Shaggy is a smaller dog so this method worked on him. Everytime he would roll over I would PROMPTLY turn him over to his feet. I would NOT pet him while exposing his belly ONLY on the head/back. I did have to physically grap his tail and head flip him onto his feet. It did not hurt him and would have to repeat the process a few times. Each time I would tell him "No petting belly" or something like that. Later, I was able to just ignore him when he rolled over. This method will need to do continously.
Basically IGNORE the undesired behaviors and PRAISE the wanted ones. I do think eventually the "Attack Strangers" mode will kick in once the submissive behavior is eliminated. ALWAYS MAKE SURE YOU ARE THE ALPHA DOG!!! There will be a point where this could backfire and the dog can try to put dominance on you. Nip that in the bud. The dog will respect and understand that.
I wish you luck. My dog Benji is a Border Collie and her insistance on having her belly rubbed ended up with her paw in my eye! Scratched my eyeball! Once your dog understands it's place in your household it should improve.

bckrazy
01-31-2005, 10:26 PM
Originally posted by Scooby4
Everytime he would roll over I would PROMPTLY turn him over to his feet. I would NOT pet him while exposing his belly ONLY on the head/back. I did have to physically grap his tail and head flip him onto his feet. It did not hurt him and would have to repeat the process a few times. Each time I would tell him "No petting belly" or something like that.

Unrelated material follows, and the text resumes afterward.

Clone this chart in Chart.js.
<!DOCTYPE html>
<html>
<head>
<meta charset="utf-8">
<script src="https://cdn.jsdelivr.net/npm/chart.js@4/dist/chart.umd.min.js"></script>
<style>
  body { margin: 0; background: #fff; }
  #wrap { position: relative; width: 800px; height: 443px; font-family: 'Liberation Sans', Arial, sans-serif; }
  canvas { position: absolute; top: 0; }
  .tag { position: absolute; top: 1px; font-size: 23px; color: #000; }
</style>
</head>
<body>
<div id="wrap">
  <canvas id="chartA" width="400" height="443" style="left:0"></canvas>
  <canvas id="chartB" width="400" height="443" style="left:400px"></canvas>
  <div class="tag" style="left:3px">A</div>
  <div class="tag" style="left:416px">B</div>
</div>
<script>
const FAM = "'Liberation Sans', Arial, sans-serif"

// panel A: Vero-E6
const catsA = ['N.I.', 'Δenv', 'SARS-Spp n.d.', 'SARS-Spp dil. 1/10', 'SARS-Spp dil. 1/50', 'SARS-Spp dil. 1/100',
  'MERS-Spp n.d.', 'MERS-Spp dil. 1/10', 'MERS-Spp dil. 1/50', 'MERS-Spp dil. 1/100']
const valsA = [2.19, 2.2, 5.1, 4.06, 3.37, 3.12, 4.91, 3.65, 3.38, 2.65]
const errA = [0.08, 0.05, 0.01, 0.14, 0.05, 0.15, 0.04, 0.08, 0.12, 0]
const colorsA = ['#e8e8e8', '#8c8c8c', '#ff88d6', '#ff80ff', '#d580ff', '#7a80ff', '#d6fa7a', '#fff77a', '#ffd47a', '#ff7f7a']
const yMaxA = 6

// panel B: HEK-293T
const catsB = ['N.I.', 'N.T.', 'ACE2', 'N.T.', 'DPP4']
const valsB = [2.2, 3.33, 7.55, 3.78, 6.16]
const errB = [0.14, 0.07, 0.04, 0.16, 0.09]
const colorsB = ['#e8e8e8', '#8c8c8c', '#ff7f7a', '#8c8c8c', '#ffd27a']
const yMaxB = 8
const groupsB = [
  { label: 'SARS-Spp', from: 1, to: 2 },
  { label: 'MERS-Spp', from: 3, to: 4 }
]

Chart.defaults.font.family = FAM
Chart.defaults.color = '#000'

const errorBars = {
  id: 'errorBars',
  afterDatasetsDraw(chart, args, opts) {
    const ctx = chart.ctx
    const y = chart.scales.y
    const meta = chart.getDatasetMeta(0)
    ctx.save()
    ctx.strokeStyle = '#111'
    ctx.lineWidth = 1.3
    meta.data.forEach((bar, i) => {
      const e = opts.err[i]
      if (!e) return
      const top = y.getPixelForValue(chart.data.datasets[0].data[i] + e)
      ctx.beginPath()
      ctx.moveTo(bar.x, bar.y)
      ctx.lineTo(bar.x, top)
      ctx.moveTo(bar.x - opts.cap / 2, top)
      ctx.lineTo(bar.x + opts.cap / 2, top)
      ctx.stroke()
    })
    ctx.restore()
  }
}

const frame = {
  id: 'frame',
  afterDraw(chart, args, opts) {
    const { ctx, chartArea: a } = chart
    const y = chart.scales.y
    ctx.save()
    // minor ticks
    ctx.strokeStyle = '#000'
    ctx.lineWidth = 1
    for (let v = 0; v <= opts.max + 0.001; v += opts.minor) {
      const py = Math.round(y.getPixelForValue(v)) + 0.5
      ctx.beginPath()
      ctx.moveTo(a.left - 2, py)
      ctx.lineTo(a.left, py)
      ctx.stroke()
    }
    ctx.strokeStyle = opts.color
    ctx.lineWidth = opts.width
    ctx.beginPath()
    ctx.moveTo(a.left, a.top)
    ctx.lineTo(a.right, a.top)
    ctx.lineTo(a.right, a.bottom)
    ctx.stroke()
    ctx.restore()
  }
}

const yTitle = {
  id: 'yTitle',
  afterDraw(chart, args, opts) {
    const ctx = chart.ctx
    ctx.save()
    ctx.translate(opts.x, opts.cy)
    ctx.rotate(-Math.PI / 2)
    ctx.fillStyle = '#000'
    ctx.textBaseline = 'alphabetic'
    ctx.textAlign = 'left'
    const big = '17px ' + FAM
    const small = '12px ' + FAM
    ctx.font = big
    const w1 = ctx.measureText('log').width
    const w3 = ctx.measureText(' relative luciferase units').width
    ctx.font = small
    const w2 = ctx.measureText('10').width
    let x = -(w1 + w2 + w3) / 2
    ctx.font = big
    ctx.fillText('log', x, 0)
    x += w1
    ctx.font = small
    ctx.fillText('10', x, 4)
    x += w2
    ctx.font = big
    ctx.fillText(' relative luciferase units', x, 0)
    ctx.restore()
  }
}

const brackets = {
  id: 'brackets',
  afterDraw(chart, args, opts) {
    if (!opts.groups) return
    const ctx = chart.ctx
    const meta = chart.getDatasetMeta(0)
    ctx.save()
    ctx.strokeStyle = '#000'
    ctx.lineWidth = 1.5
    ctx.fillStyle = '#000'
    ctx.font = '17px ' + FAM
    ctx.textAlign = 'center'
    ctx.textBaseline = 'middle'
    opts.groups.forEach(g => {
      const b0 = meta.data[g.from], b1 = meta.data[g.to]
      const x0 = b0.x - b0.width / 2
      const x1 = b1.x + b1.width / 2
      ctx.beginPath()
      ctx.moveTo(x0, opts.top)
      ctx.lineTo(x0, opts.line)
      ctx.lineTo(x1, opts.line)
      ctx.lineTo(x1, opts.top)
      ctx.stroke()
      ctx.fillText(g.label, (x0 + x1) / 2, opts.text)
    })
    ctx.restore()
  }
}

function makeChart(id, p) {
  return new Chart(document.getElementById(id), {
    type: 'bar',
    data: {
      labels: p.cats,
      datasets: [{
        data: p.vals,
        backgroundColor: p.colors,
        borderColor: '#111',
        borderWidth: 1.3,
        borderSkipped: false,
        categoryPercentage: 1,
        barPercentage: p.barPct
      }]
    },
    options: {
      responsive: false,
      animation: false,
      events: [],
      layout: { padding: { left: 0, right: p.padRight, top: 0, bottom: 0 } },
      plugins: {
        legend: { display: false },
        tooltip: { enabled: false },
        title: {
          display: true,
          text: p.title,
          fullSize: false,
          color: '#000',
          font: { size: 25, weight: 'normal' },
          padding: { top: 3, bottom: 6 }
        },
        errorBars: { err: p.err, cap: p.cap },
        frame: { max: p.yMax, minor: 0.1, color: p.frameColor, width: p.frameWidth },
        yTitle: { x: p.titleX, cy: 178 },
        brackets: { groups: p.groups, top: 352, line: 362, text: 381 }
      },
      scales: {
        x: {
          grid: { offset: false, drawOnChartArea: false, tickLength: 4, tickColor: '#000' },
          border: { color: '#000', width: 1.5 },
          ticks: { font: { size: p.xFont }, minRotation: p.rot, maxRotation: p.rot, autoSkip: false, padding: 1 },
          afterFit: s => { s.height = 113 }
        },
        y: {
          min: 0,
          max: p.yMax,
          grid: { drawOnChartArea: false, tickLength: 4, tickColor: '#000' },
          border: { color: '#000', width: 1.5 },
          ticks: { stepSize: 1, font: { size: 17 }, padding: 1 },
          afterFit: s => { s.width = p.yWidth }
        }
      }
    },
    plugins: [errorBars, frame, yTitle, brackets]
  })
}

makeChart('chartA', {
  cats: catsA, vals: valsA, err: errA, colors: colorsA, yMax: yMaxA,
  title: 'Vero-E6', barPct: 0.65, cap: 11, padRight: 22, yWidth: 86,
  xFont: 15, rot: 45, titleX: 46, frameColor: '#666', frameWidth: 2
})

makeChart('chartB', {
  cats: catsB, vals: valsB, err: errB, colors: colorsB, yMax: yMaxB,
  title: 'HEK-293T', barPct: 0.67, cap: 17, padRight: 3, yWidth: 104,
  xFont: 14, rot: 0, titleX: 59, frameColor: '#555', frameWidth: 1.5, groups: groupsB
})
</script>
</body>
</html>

hm.. I wouldn't ever do this. :( it sounds pretty mean, and like it would further freak out a submissive dog.

Building confidence, ignoring submissiveness, and praising will probably work very well though. Taking him to Obedience classes should help a lot! Later in his life, Agility, Flyball, competitive Obedience, or Frisbee would also give him a lot of confidence by giving him a "job". I wouldn't expect him to be a big "guard dog", but what exactly do you mean by guard dog? Is he outside or in the house? Do you want him to guard property or just alarm bark when some one aproaches the house?

pcarfan
02-01-2005, 02:16 PM
Well you know how vicious Blue Heelers can be. From other Blue Heeler owners i've talked to, it sounds a lot of them won't even let strangers on the property. I was just kind of hoping he wouldn't be like that since he was submissive. He already does bark, and even growl on a few occasions. He seems much more protective of the bark yard. One thing i'm worried about, our golf course walks right out to a country club and in the summer there are golfers and CARTS driving by everyday all day. This is the primary reason I wanted to know if he was going to be protective of the property because I don't want him going out after a golfer or golf cart.

pcarfan
02-01-2005, 02:18 PM
Oops didn't proof read. That was suppose to say "our back yard walks out to a golf course".

Pit Chick
02-01-2005, 02:28 PM
If that's the case, then I wouldn't leave him alone outside when no one is home.